Many Other Actors Had Issues With Their Alien Makeup
The makeup process for a science-fiction show like Star Trek is unlike anything else in the business. Many actors think that they’re prepared to be buried under layers of makeup and latex or rubber prosthetics for an entire day of filming but find out that they can’t handle it once they’re all made up.
Melanie Smith, who people may recognize as Jerry’s girlfriend Rachel on Seinfeld, quit Star Trek: Deep Space Nine after a few episodes because of the makeup. Wearing the extensive makeup and prosthetics required for her role as the Cardassian Tora Ziyal for more than 12 hours at a time actually made her sick. She stuck it out as long as she could, but eventually, she was so sick every time she filmed that she had to quit.
Prolific television and movie actress Andrea Martin only made it through one day of filming in full Ferengi makeup before she quit DS9. Like Morgan, the prosthetics made her claustrophobic. They also made it very hard to do her job effectively. She could barely hear the other actors in her scenes because of the prosthetic ears.

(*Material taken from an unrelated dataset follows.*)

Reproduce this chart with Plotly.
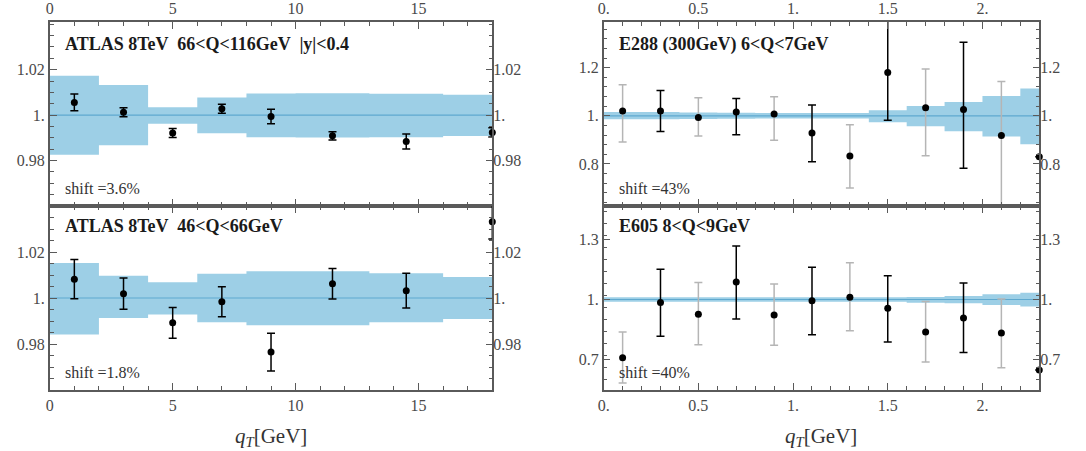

Even Star Trek veteran Michael Dorn had a really hard time with the makeup and prosthetics. When he first started on Star Trek: The Next Generation, he developed a serious skin condition because of the makeup. He considered quitting the show but brought it up with the producers before he made the decision. They worked with the makeup department to make changes. Luckily for Trek fans, the new makeup and prosthetics worked for Dorn and he continued to play Worf for several years.